Ericar please keep in touch cos who knows maybe by sharing you are getting rid of some stress rather than bottling it all up, so stay in touch , thinking of you .
Regards Stevie
Thank you. I agree that nothing will change unless he himself wants to make changes and actively tries to make them. He seems to think that just not wanting to drink or going weeks without drinking means much more than it really does. I suppose it IS a big step/change for him but in the long run it means nothing if it's just continued failure.

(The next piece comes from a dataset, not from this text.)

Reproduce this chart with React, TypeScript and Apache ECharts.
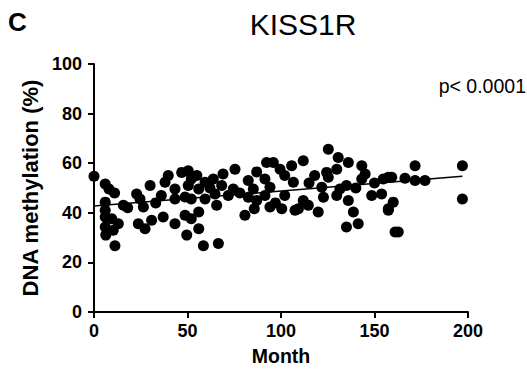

In the past I have gotten sucked into focusing on the positive and the fact that he has greatly cut back his drinking. But I think this has been a wake up call to me in terms of the fact that it is still a big problem even if it isn't too "frequent." I know for sure I can't take it any more but I also don't know what that looks like in terms of reality, so it's hard to tell him that without anything to back it up. I HAVE told him that I can't take it and he says he knows and I think he does know but I also feel that that isn't enough. I don't have much hope that he will change and I think at this point if it happens again I'll be beyond the stage of ultimatums, I think I will just want to leave him because I can't fathom staying with someone who puts themselves over me and our family to that degree. I was thinking that I should express to him "one more chance" so he knows it's make it or break it time, but I realized that if I don't have something concrete to back it up with, it will be an empty threat that could do more harm than good. And by the time my threat has teeth to it, I'll just be beyond my breaking point. I don't know if that makes any sense but it's how I'm feeling.

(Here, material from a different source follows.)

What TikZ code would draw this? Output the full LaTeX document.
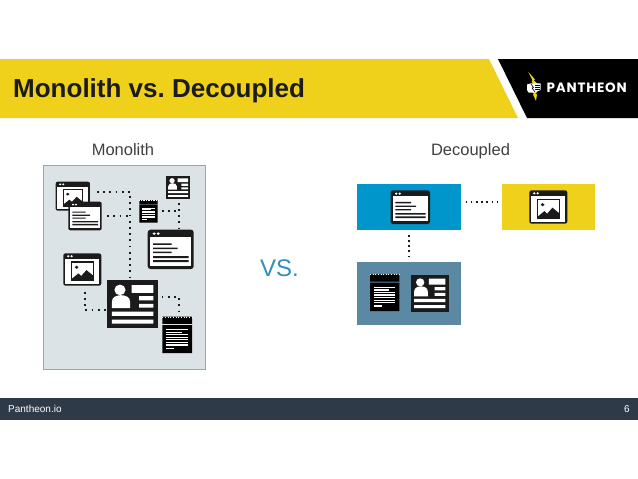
\documentclass[tikz,border=0pt]{standalone}
\usepackage{fontspec}
\setmainfont{Liberation Sans}
\newfontfamily\logofont[LetterSpace=6]{Poppins}
\usetikzlibrary{positioning}
\definecolor{bandyellow}{HTML}{EFD01B}
\definecolor{inkblack}{HTML}{1B1B1B}
\definecolor{panelgrey}{HTML}{DCE3E6}
\definecolor{panelline}{HTML}{9FA5A6}
\definecolor{apiblue}{HTML}{0096CC}
\definecolor{dataslate}{HTML}{5B88A3}
\definecolor{footdark}{HTML}{2F3A48}
\definecolor{vsblue}{HTML}{2F8FBF}
\definecolor{labelgrey}{HTML}{404040}
\tikzset{
    region/.style={rectangle, draw=none, inner sep=0pt, outer sep=0pt, anchor=north west},
    iconbox/.style={rectangle, draw=none, inner sep=0pt, outer sep=0pt, anchor=north west},
    dots/.style={draw=inkblack, line width=1.8pt, dash pattern=on 1.8pt off 4.4pt},
    finedots/.style={draw=inkblack, line width=1.7pt, dash pattern=on 1.7pt off 3.5pt},
    sidelabel/.style={font=\fontsize{16.5}{20}\selectfont, text=labelgrey, anchor=base, inner sep=0pt},
    footlabel/.style={font=\fontsize{10}{12}\selectfont, text=white},
}
% browser window with text lines: name, x, y, w, h
\newcommand{\browsertext}[5]{
    \node[iconbox, minimum width=#4pt, minimum height=#5pt] (#1) at (#2,#3) {};
    \pgfmathsetmacro{\iconradius}{#4*0.06}
    \begin{scope}[shift={(#2,#3)}, x=#4pt/100, y=-#5pt/100]
        \fill[inkblack, rounded corners=\iconradius pt] (0,0) rectangle (100,100);
        \fill[white] (6,18) rectangle (94,92);
        \fill[white] (14,10) circle (3.5) (23,10) circle (3.5);
        \fill[inkblack] (12,34.5) rectangle (52,38.5) (12,45.5) rectangle (65,49.5) (12,55.5) rectangle (52,59.5);
        \fill[inkblack] (12,67.5) rectangle (89,72.5) (12,77.5) rectangle (89,82.5);
    \end{scope}
}
% browser window with a picture: name, x, y, w, h
\newcommand{\browserimage}[5]{
    \node[iconbox, minimum width=#4pt, minimum height=#5pt] (#1) at (#2,#3) {};
    \pgfmathsetmacro{\iconradius}{#4*0.06}
    \begin{scope}[shift={(#2,#3)}, x=#4pt/100, y=-#5pt/100]
        \fill[inkblack, rounded corners=\iconradius pt] (0,0) rectangle (100,100);
        \fill[white] (5,17) rectangle (95,94);
        \fill[white] (13,9) circle (3.5) (22,9) circle (3.5);
        \draw[inkblack, line width=#4pt*0.03] (22,27) rectangle (79,85);
        \fill[inkblack] (35,43) circle (5);
        \fill[inkblack] (23,84) -- (23,78) -- (40,62) -- (47,70) -- (61,52) -- (78,68) -- (78,84) -- cycle;
    \end{scope}
}
% person card: name, x, y, w, h
\newcommand{\personcard}[5]{
    \node[iconbox, minimum width=#4pt, minimum height=#5pt] (#1) at (#2,#3) {};
    \begin{scope}[shift={(#2,#3)}, x=#4pt/100, y=-#5pt/100]
        \fill[inkblack] (0,0) rectangle (100,100);
        \fill[white] (25,20) circle (11);
        \fill[white] (9,58) -- (9,45) .. controls (9,35) and (18,31) .. (27,31) .. controls (36,31) and (45,35) .. (45,45) -- (45,58) -- cycle;
        \fill[white] (48,10) rectangle (91,26) (63,33) rectangle (91,42) (63,49) rectangle (91,57);
        \fill[white] (9,65) rectangle (91,74) (9,82) rectangle (91,90);
    \end{scope}
}
% notepad: name, x, y, w, h
\newcommand{\notepad}[5]{
    \node[iconbox, minimum width=#4pt, minimum height=#5pt] (#1) at (#2,#3) {};
    \begin{scope}[shift={(#2,#3)}, x=#4pt/100, y=-#5pt/100]
        \fill[black] (0,0) rectangle (100,20) (0,23) rectangle (100,100);
        \draw[white, line width=#5pt*0.02, dash pattern=on #4pt*0.03 off #4pt*0.06] (0,1) -- (100,1);
        \foreach \liney in {34,48,55,62,69} {
            \fill[white] (14,\liney) rectangle (85,\liney+3.4);
        }
        \fill[white] (14,41) rectangle (66,44.4);
        \fill[white] (14,76) rectangle (85,79.4);
        \fill[white] (14,85) rectangle (40,88.4);
    \end{scope}
}

\begin{document}
\frenchspacing
\begin{tikzpicture}[x=1pt, y=-1pt]
\useasboundingbox (0,0) rectangle (638,479);

% ── Header band ──
\fill[bandyellow] (0,59) -- (489,59) -- (518,118) -- (0,118) -- cycle;
\fill[black] (498,59) -- (638,59) -- (638,118) -- (527,118) -- cycle;
\node[font=\bfseries\fontsize{26}{30}\selectfont, text=inkblack, anchor=west, inner sep=0pt] (title) at (13,91) {Monolith vs. Decoupled};

% Logo
\fill[bandyellow] (528.3,72) -- (535,79.5) -- (533.5,80) -- (537.5,84) -- (533,84) -- (531.5,81) -- (532.5,80.5) -- cycle;
\fill[bandyellow] (532,92) -- (537,92) -- (535.5,94) -- (537,94.5) -- (536,101) -- (533,94.5) -- (534,94) -- cycle;
\fill[white] (527,84.5) -- (531,83.3) -- (540.5,83.3) -- (540.5,90) -- (535,92.5) -- (528.5,92.5) -- (527,90) -- cycle;
\draw[black, line width=0.6pt] (531,84) -- (533.5,87.5) -- (532,88) -- (535,92);
\draw[black, line width=0.5pt] (535,85.7) -- (539.5,85.7) (535,87.5) -- (539.5,87.5) (535,89.3) -- (539.5,89.3);
\node[font=\logofont\bfseries\fontsize{13.5}{15}\selectfont, text=white, anchor=west, inner sep=0pt] (logo) at (546.5,87.7) {PANTHEON};

% ── Monolith ──
\node[sidelabel] (monolabel) at (123,155) {Monolith};
\node[region, fill=panelgrey, draw=panelline, line width=1pt, minimum width=161.5pt, minimum height=204pt] (panel) at (43.5,165) {};

\coordinate (bendmain) at (130,191.7);
\coordinate (bendpad) at (179.3,211);
\coordinate (bendcard) at (179.3,297.3);
\coordinate (bendimg) at (85,310);

\browserimage{imga}{55.7}{181.7}{34.3}{29}
\browsertext{pagea}{68.3}{201.7}{33.4}{28.6}
\notepad{pada}{139.3}{200}{18.4}{22.7}
\personcard{carda}{166}{176}{24.3}{23.3}
\browsertext{pageb}{147.7}{229.7}{46}{39.3}
\browserimage{imgb}{63.3}{253.3}{38}{32.4}
\personcard{cardb}{107.3}{280.3}{50.7}{48}
\notepad{padb}{162.3}{316.7}{29.7}{36.3}

\draw[dots, shorten <=7pt, shorten >=3.5pt] (imga.east |- bendmain) -- (bendmain) -- (bendmain |- cardb.north);
\draw[dots, shorten <=5.5pt] (pagea.east |- 0,215.7) -- (bendmain |- 0,215.7);
\draw[dots, shorten <=4pt] (pada.east |- bendpad) -- (bendpad);
\draw[dots, shorten <=3.5pt, shorten >=1.5pt] (carda.south -| bendpad) -- (pageb.north -| bendpad);
\draw[dots, shorten <=3.5pt, shorten >=1.5pt] (cardb.east |- bendcard) -- (bendcard) -- (bendcard |- padb.north);
\draw[dots, shorten <=6pt, shorten >=1.5pt] (imgb.south -| bendimg) -- (bendimg) -- (cardb.west |- bendimg);

% ── Decoupled ──
\node[sidelabel] (decolabel) at (470.5,155) {Decoupled};
\node[region, fill=apiblue, minimum width=103.7pt, minimum height=46.6pt] (front) at (357.3,183.7) {};
\node[region, fill=bandyellow, minimum width=93.3pt, minimum height=46.6pt] (media) at (501.7,183.7) {};
\node[region, fill=dataslate, minimum width=103.7pt, minimum height=62.7pt] (store) at (357.3,262.3) {};

\browsertext{pagec}{390.7}{190.3}{39.3}{33.7}
\browserimage{imgc}{529.3}{190.3}{38}{33.4}
\notepad{padc}{370}{274.3}{29.3}{36.7}
\personcard{cardc}{410.7}{275}{38}{36.7}

\draw[finedots, shorten <=4.5pt] (front.east |- 0,201.7) -- (media.west |- 0,201.7);
\draw[finedots, shorten <=4.5pt, shorten >=2pt] (front.south -| 409.3,0) -- (store.north -| 409.3,0);

\node[font=\fontsize{24}{28}\selectfont, text=vsblue] (versus) at (279.5,268) {VS.};

% ── Footer ──
\node[region, fill=footdark, minimum width=638pt, minimum height=22pt] (footer) at (0,398) {};
\node[footlabel, anchor=west, inner sep=0pt] (site) at (8,409) {Pantheon.io};
\node[footlabel, anchor=east, inner sep=0pt] (pagenum) at (630,409) {6};

\end{tikzpicture}
\end{document}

I think I've reached the stage where I realize I deserve more. It's strange because in many ways he is so great to me and I love the life we have and I don't know what I would have done without him through certain parts of our marriage such as when we lost a child etc. On the other hand I have to balance that with the knowledge that he is willing to drink even thought he knows it means negative consequences for us and even though it could mean death! So what do we even really have, maybe it's all built on a lie and it has just taken me way too long to figure that out. I feel like a life of watching him "relapse" and suffer and not be there when we need him is not a good life and if he doesn't want to change it then I am going to have to, for myself and our kids without him. I'm not looking forward to that at all but it has to be better than the slow and depressing alternative.

And I don't want to count him out, maybe he really will change, but if he seems to think he will just somehow make it work this time without doing anything differently than he did last time, then I have to assume that nothing will really change. I do want to explore any options I could do first so that I know I didn't just bail. I'm glad he'll go to a meeting with me although I'm skeptical of how much it will help just based on his unwillingness/motivation to go but at least I'm trying. And maybe the next step is to set up a plan so that I can really say, okay if it happens again I will do x, y, and z, and then really be able to carry it through, and maybe just the knowledge of knowing I'm serious will make him change. I doubt it but I guess that's the next step. I'm not sure but I do know that I'm sick of it.